Нам не известно, воспользовался ли Горлин во время своего путешествия в Париж в июле 1928 года теми «полномочиями», которыми его наделили участники «Клуба поэтов», искал ли он вообще встречи с теми, кого Юрий Иваск когда-то назвал «зеленолицые на Монпарнассе»[1077]. Во всяком случае, с Григорием Лозинским он тогда не познакомился, как выясняется из следующего фрагмента письма Раисы Блох: «Светит солнце, весна. Чувствую, что постарела, стала упрямой, обидчивой, и жизни радуюсь мало. Скоро пришлю Вам сборник поэтов и моего друга Мишу, который едет к родным в гости. Это мой очень большой друг. Он воспитан в уважении к Вам»[1078].
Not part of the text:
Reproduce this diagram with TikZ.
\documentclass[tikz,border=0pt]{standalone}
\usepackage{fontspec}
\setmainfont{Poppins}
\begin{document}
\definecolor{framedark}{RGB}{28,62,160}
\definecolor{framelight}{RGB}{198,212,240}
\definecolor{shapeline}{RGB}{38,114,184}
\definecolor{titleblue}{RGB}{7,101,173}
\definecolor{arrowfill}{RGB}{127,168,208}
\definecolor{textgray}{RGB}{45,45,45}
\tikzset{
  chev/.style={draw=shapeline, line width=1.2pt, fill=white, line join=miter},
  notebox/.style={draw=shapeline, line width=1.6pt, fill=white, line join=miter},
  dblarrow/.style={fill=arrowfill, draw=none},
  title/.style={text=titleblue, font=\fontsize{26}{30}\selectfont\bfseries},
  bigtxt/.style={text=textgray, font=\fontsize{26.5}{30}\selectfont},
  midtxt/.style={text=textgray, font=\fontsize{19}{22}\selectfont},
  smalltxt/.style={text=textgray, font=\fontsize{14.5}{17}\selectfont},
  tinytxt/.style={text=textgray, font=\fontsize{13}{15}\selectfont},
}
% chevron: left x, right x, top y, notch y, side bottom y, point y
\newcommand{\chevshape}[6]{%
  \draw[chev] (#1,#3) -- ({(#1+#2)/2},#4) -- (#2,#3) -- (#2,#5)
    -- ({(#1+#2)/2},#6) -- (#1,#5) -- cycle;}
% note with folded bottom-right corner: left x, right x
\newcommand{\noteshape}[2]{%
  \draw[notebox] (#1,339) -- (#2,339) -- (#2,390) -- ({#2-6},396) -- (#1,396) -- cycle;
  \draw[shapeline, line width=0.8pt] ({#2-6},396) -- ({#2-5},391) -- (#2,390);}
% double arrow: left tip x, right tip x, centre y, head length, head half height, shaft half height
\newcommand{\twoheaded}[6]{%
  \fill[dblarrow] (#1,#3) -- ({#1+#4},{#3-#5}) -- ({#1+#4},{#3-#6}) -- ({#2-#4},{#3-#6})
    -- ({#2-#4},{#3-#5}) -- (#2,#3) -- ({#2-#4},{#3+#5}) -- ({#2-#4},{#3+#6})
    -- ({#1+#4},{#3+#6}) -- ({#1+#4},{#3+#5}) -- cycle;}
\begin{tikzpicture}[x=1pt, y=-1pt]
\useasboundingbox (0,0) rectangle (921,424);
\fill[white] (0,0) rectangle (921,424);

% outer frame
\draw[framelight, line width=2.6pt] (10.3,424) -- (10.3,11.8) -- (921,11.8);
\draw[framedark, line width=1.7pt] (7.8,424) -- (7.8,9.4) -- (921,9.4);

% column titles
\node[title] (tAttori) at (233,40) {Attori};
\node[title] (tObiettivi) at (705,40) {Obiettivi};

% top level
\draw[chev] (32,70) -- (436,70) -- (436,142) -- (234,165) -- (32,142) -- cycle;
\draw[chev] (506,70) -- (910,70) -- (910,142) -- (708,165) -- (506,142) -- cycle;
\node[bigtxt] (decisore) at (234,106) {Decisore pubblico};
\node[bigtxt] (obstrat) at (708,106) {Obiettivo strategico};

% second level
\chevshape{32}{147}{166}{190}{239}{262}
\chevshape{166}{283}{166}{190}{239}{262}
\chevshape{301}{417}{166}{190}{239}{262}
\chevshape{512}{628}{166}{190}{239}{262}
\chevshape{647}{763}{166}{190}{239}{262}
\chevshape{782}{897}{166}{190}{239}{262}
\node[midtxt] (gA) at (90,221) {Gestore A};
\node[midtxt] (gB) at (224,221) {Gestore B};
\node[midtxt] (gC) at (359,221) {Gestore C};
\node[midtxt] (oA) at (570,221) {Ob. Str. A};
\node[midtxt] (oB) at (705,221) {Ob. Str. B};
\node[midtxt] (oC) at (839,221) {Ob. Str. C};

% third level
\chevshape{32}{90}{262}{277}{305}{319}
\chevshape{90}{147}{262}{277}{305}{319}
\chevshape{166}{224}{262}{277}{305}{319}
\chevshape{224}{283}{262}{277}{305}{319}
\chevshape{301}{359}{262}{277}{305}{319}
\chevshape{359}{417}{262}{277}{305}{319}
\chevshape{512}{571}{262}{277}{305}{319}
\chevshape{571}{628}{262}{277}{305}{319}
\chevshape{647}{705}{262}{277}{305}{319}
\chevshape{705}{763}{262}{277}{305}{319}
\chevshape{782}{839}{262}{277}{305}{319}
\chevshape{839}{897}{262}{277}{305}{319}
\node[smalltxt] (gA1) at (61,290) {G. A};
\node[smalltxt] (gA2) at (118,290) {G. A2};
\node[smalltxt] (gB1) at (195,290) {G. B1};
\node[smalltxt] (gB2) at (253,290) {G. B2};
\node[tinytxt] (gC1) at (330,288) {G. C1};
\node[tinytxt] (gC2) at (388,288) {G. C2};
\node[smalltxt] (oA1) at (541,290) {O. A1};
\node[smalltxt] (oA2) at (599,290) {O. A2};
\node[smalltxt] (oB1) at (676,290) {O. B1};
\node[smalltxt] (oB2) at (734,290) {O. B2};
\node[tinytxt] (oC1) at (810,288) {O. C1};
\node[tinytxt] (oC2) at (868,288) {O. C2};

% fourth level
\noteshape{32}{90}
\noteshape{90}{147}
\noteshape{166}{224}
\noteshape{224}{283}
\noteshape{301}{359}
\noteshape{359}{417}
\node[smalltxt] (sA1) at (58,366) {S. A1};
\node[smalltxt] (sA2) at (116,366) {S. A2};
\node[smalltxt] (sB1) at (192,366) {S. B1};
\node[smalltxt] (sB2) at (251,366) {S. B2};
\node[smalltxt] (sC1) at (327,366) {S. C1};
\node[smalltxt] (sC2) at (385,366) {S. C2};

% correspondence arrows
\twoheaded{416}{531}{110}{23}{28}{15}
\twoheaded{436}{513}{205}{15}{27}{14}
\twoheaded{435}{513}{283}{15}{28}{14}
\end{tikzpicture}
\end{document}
Однако от посещения Горлиным Парижа в 1928 году осталось поэтическое свидетельство, которое было опубликовано в русской оригинальной версии в 1930 году (газета «Руль») и в 1936 году (единственный русскоязычный сборник Горлина «Путешествия»), a также в немецком переложении в 1930 году (единственный немецкоязычный сборник «Märchen und Städte» [«Сказки и города»], лишь отчасти соответствующий русскому)[1079]. В этот город в его самом земном воплощении Горлину предстояло переехать через несколько лет, после победы национал-социалистов на выборах в Германии, оставив родителей в Берлине, и прожить здесь приблизительно девять лет – свои последние годы. Предстояло сменить язык, оказавшись в иной академической и литературной среде, решать вопросы материального обеспечения, связанные сначала с переселением и ограниченным заработком, потом – с необходимостью содержать семью. Но его стихотворение 1928 года – о другом городе.